As far as the injury, I tried all sorts of remedies to ease the pain: baths, magnesium supplements, exercise, massage gun. The one remedy I resisted was stretching. It was just too uncomfortable, too painful for too long, to do more than halfheartedly lean into the parts of my body that hurt.
How often do we, in the same way, resist the Lord’s voice instead of leaning into it and listening closer, out of discomfort? Maybe you’re on the precipice of change in your family life, career, or living situation and can’t yet bring yourself to take a step forward. Maybe old or new wounds are on the surface yet too painful to fully confront. We can try addressing or even quieting, His voice with a variety of solutions (the equivalent of my baths, supplements, and everything else) without ever looking squarely at the underlying cause.
I’m reminded that our Father is gentle, but He’s also persistent. Until we welcome Him into our pain, it’s hard to feel true peace. We have a choice with our pain, as well: will we simply endure it for its own sake, or will we let it be redemptive, bringing forth something new and forging healthier, stronger roots?
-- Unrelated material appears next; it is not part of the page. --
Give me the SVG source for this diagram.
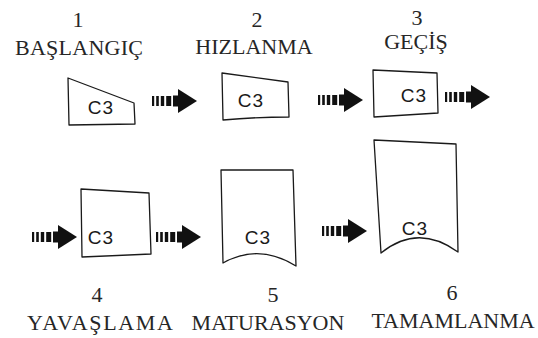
<svg xmlns="http://www.w3.org/2000/svg" width="538" height="338" viewBox="0 0 538 338">
<defs>
<style>
.box{fill:#fff;stroke:#1a1a1a;stroke-width:1.3;stroke-linejoin:round}
.c3{font-family:"Liberation Sans",Arial,sans-serif;font-size:19px;letter-spacing:1px;fill:#1a1a1a;text-anchor:middle}
.num,.lbl{font-family:"Liberation Serif","Times New Roman",serif;font-size:22px;fill:#262626;text-anchor:middle}
</style>
<g id="arr">
<rect x="0" y="-5" width="2.2" height="10" fill="#111"/>
<rect x="4.2" y="-5" width="2.6" height="10" fill="#111"/>
<rect x="8.8" y="-5" width="3.4" height="10" fill="#111"/>
<rect x="14.2" y="-5" width="5" height="10" fill="#111"/>
<rect x="21" y="-5.5" width="6" height="11" fill="#111"/>
<polygon points="26,-12 45,0 26,12" fill="#111"/>
</g>
</defs>
<rect width="538" height="338" fill="#fff"/>

<g id="connectors">
<use href="#arr" x="152" y="101"/>
<use href="#arr" x="318" y="100"/>
<use href="#arr" x="445" y="97"/>
<use href="#arr" x="32" y="237"/>
<use href="#arr" x="156" y="237"/>
<use href="#arr" x="322" y="231"/>
</g>

<g id="node1">
<text class="num" x="78" y="27">1</text>
<text class="lbl" x="79" y="55" textLength="128" lengthAdjust="spacing">BAŞLANGIÇ</text>
<polygon class="box" points="68,78 134,103 135,124 69,125"/>
<text class="c3" x="101" y="114">C3</text>
</g>

<g id="node2">
<text class="num" x="257" y="27">2</text>
<text class="lbl" x="254" y="54">HIZLANMA</text>
<path class="box" d="M222,73 L288,82 L289,117 Q256,117 223,120 Z"/>
<text class="c3" x="251" y="107">C3</text>
</g>

<g id="node3">
<text class="num" x="417" y="25">3</text>
<text class="lbl" x="416" y="49">GEÇİŞ</text>
<polygon class="box" points="373,70 437,73 438,113 374,117"/>
<text class="c3" x="414" y="102">C3</text>
</g>

<g id="node4">
<polygon class="box" points="81,189 149,193 151,254 82,257"/>
<text class="c3" x="101" y="244">C3</text>
<text class="num" x="97" y="302">4</text>
<text class="lbl" x="100" y="330" textLength="146" lengthAdjust="spacing">YAVAŞLAMA</text>
</g>

<g id="node5">
<path class="box" d="M221,170 L293,170 L296,266 Q259,243 223,263 Z"/>
<text class="c3" x="258" y="244">C3</text>
<text class="num" x="273" y="302">5</text>
<text class="lbl" x="268" y="330">MATURASYON</text>
</g>

<g id="node6">
<path class="box" d="M374,140 L456,144 L458,252 Q418,223 381,253 Z"/>
<text class="c3" x="415" y="235">C3</text>
<text class="num" x="452" y="300">6</text>
<text class="lbl" x="453" y="328">TAMAMLANMA</text>
</g>
</svg>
As my family prepares for planting, I also consider the garden itself, and the spiritual implications of various plants. Bulbs like tulips, for instance, multiply underground each year, but only after a winter’s freeze that signals a new cycle of growth for the spring. Tubers, like dahlias, multiply, too–but they need to be dug up, divided, and stored at the end of each growing season to accommodate temperature sensitivities and avoid overgrowth. If tubers are left to their own devices, over time they produce fewer flowers and become heavy and unwieldy, nearly impossible to pull out of the ground.
These flowers remind me that what we plant and allow to take root in our hearts proliferates, for better or worse. What’s more, planting something once, then walking away, just might not do: consistent growth in the spiritual life takes attention and a certain degree of ruthlessness; a willingness to cut away old growth and allow for new. Today, take stock of your marriage: what habits and pursuits are life-giving, and what might need to be rooted out? What fruits do you hope to yield, in the short and long term?
An old favorite album of mine is Matt Maher’s Alive Again, which concludes with a trio of songs I’ve always believed to be intentionally ordered: first, a meditation on the Crucifixion, “You Were On the Cross;” second, the Easter anthem “Christ is Risen;” and finally, an intimate duet, “Garden,” that describes a heavenly homecoming. A return to Eden as the Lord originally intended it, free from brokenness and sorrow. “What was this thing,” he asks, “they called the fall?”
From the Cross, to the Resurrection, to the heavenly banquet, may we meet the Lord unafraid. May we allow ourselves to be stretched even through hurt, in holy surrender to that which He wants to let grow.